Judul: "Aku Masih Ibu dari Anak Itu"
Dunia boleh membungkamku, tapi aku tetap ibu dari anak itu.
Aku ibu dari seorang anak perempuan yang istimewa. Dia anak keduaku. Ia tumbuh dengan tantangan yang besar---skizofrenia, keterbatasan intelektual, dan kini butuh pemeriksaan lanjutan ke bagian kepala. Kata dokter, ia harus dirujuk ke kota besar, karena di pulau tempat ia tinggal tidak ada fasilitas medis yang memadai.
Yang menyampaikan kabar itu bukan ayahnya. Bukan juga keluarganya. Tapi keponakan mantan suamiku. Sementara aku---ibunya---menunggu dengan sabar selama beberapa hari, berharap satu dari mereka akan memberitahuku kabar penting tentang anakku. Tapi tidak ada yang datang. Tidak satu pun. Seolah aku hanya bayangan yang tak layak diberi tahu.
Aku pernah menawarkan bantuan. Menyediakan waktu, uang, dan niat untuk membawa anakku berobat. Tapi semua itu ditolak. Aku dianggap bukan siapa-siapa, hanya karena aku memilih berpisah demi menyelamatkan diriku dari kehidupan yang penuh luka. Tapi mengapa ketika aku mencoba hadir untuk anakku, niat baikku ditolak? Apakah menjadi ibu hanya sah kalau aku tetap bertahan dalam pernikahan yang menyakitkan?
Jika aku dianggap buruk karena meninggalkan pernikahan itu, maka aku bertanya: ibu seperti apa yang dianggap baik?
Aku tak pernah menuntut nafkah anak-anak. Tak pernah menyuruh mereka meminta-minta pada ayahnya. Bahkan aku masih sering mengirim bantuan kepada anak-anak yang tinggal bersama ayahnya. Padahal aku bisa saja memilih untuk diam, pura-pura tidak tahu. Tapi aku memilih tidak menjadi pengecut. Aku tetap ingin menjadi bagian dari hidup anakku---meski hanya lewat kesempatan kecil.
Aku tahu, anakku akan tumbuh dewasa. Tapi ayah dan neneknya akan menua. Dan kelak, siapa yang akan membantu anakku? Siapa yang akan mengajarinya membaca jika hari ini mereka membiarkannya buta huruf? Siapa yang akan memandikannya saat mereka sendiri butuh dibantu?

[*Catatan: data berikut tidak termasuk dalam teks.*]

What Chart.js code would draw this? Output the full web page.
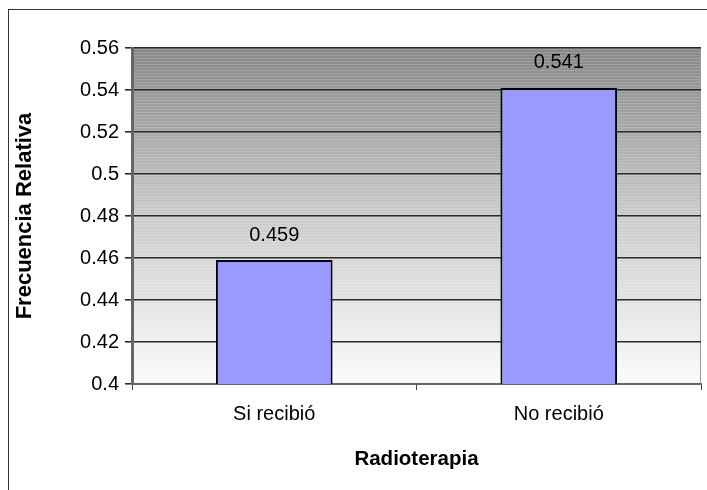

Aku tak ingin menunggu semuanya terlambat. Tapi aku juga tak bisa pergi begitu saja ke pulau tempat anakku tinggal. Akses ke sana sulit. Tak ada kapal tiap hari. Tak ada penginapan. Tak ada tempat netral. Satu-satunya pilihan adalah rumah keluarga mantan suami---dan di sanalah aku paling tidak aman.
Mereka bisa memainkan banyak cara. Aku tahu itu. Maka aku tidak bisa sembarangan bergerak. Aku harus merencanakan semuanya dengan matang. Karena ini bukan sekadar tentang hak, ini tentang hidup anakku. Tentang masa depannya. Tentang keberadaanku sebagai seorang ibu yang tak pernah ingin menyerah.
Aku masih ibu dari anak itu. Biarpun tak tinggal bersamanya, biarpun namaku tak disebut-sebut lagi di rumah itu. Aku masih ibu dari anak itu. Dan aku akan tetap memperjuangkannya. Dengan cara yang baik, dengan hati yang teguh, dan dengan cinta yang tidak pernah surut---meski dunia ingin menyingkirkanku dari kisah hidup anakku sendiri.
Jika kamu membaca ini dan mengenal seseorang yang sedang memperjuangkan anaknya dari jauh---jangan hakimi mereka. Mungkin kamu tidak melihat air mata yang mereka tahan setiap malam. Mungkin kamu tidak tahu betapa kerasnya mereka berjuang hanya untuk bisa berkata: "Aku masih ibunya."